Synchronizes data from PgSQL to Hudi.

Kafka

Synchronizes data from PostgreSQL to Kafka.

Hudi

GaussDB(DWS)

Synchronizes data from Hudi to GaussDB(DWS).

ClickHouse

Synchronizes data from Hudi to ClickHouse.

ThirdKafka

Hudi

Synchronizes data from ThirdKafka to Hudi.

Kafka

Synchronizes data from ThirdKafka to Kafka.

Opengauss

ThirdKafka (DMS/DRS) -> Hudi

Synchronizes data from openGauss to Hudi through ThirdKafka (DMS/DRS).

Hudi

Synchronizes data from openGauss to Hudi.

Kafka

Synchronizes data from openGauss to Kafka.

ThirdKafka supports only drs-opengauss-json, drs-oracle-json, drs-oracle-avro, ogg-oracle-avro and debezium-json data sources.

Prerequisites

  • The CDL component has been installed in an MRS cluster and is running properly.
  • CDL data synchronization tasks use the Kafka component.

Procedure

  1. Log in to FusionInsight Manager and choose Cluster > Services > Kafka. Click Configurations then All Configurations.
  2. Search for the parameters listed in Table 2 in the search box in the upper right corner and change their values.

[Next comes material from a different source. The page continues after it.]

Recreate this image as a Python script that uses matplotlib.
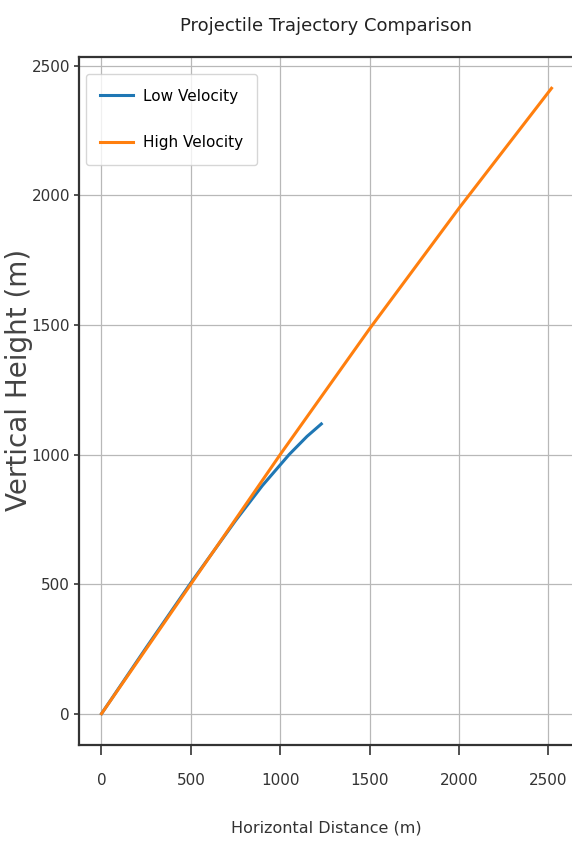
import matplotlib
matplotlib.use("Agg")
import matplotlib.pyplot as plt

# Werte
low_x = [0, 250, 500, 750, 900, 1050, 1150, 1230]
low_y = [0, 255, 505, 745, 880, 1000, 1070, 1118]
high_x = [0, 500, 1000, 1500, 2000, 2518]
high_y = [0, 500, 1000, 1485, 1950, 2413]
labels = ["Low Velocity", "High Velocity"]

plt.rcParams['font.family'] = ['DejaVu Sans']

fig = plt.figure(figsize=(5.72, 8.42), dpi=100)
ax = fig.add_axes([79 / 572, 97 / 842, 495 / 572, 688 / 842])

ax.plot(low_x, low_y, color='#1f77b4', linewidth=2.2, label=labels[0])
ax.plot(high_x, high_y, color='#ff7f0e', linewidth=2.2, label=labels[1])

ax.set_title("Projectile Trajectory Comparison", fontsize=13, pad=19, color='#222222')
ax.set_xlabel("Horizontal Distance (m)", fontsize=11.5, labelpad=23, color='#333333')
ax.set_ylabel("Vertical Height (m)", fontsize=20, color='#444444')
ax.yaxis.set_label_coords(-0.092, 0.53)

ax.tick_params(axis='x', labelsize=11, length=7.5, pad=13, width=1.2, colors='#333333')
ax.tick_params(axis='y', labelsize=11, length=3.5, pad=3, width=1.2, colors='#333333')

ax.grid(True, color='#b8b8b8', linewidth=0.9)
for side in ['left', 'bottom', 'top']:
    ax.spines[side].set_linewidth(1.6)
    ax.spines[side].set_color('#333333')
ax.spines['right'].set_visible(False)

ax.legend(loc='upper left', bbox_to_anchor=(0.014, 0.975), borderaxespad=0,
          fontsize=11, handlelength=2.16, handletextpad=0.6,
          labelspacing=2.06, borderpad=0.95, framealpha=0.8)

fig.savefig("out.png", dpi=100)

    Table 2 Modifying Kafka parameters

    Parameter

    Recommended Value

    Description

    unclean.leader.election.enable

    false

    Whether a replica that is not in the ISR can be elected as the leader. If this parameter is set to true, data may be lost.

    min.insync.replicas

    2

    Minimum number of replicas to which data is written when offsets.commit.required.acks is set to -1.

  3. Click Save.
  4. Choose Dashboard, click More, and select Rolling-restart Service to roll-restart Kafka.